2. Work with them to resolve your child’s issues

If your child is facing a particular behavioral, academic or personal issue, do not leave it up to their teacher to solve the problem. Instead, get in touch with the teacher and devise a helpful plan of action. Remember that you know your child better than anyone else and are best placed to support your teacher in coming up with solutions. Issues your child could be facing include:

  • Bullying
  • Truanting
  • An inability or refusal to reach their academic potential
  • Friendship issues
  • Mental health issues
  • Behavioral problems

Tips for administrative staff

Fortunately, there are ways the administration can support teachers.

1. Make a buddy scheme for teachers

Supporting new teachers is tricky for school administrative staff, particularly if they have just entered the profession. A buddy scheme is a good way to help the teacher through their first few months by assigning them a mentor. This mentor could be a colleague with a few years of experience and be well aware of the challenges the new teacher will likely face.

You can read up on the result of a tried and tested mentor program here.

2. Come up with a comprehensive induction program

An induction program is a professional learning scheme that helps teachers settle into life at a new school.
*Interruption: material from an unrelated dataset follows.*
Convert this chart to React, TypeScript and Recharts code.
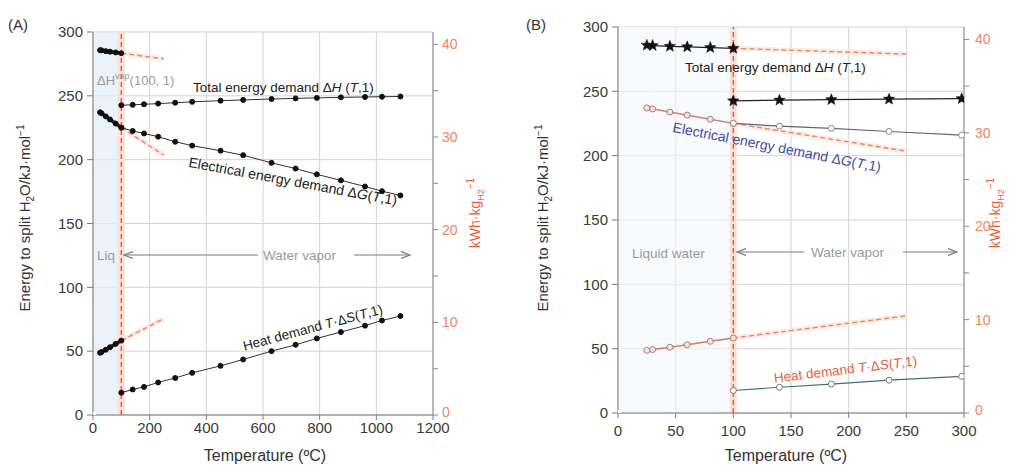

It can include a small community of mentors prepared to share responsibilities and offer valuable advice and expertise.

3. Offer regular evaluation sessions

Every teacher likes to know how they could improve their practice, and conducting regular assessments of their work is a great way to do this. Arrange for senior teachers and staff to sit in on less experienced colleagues. The senior staff can then offer a one-to-one chat about what the teacher does well and areas they could work on.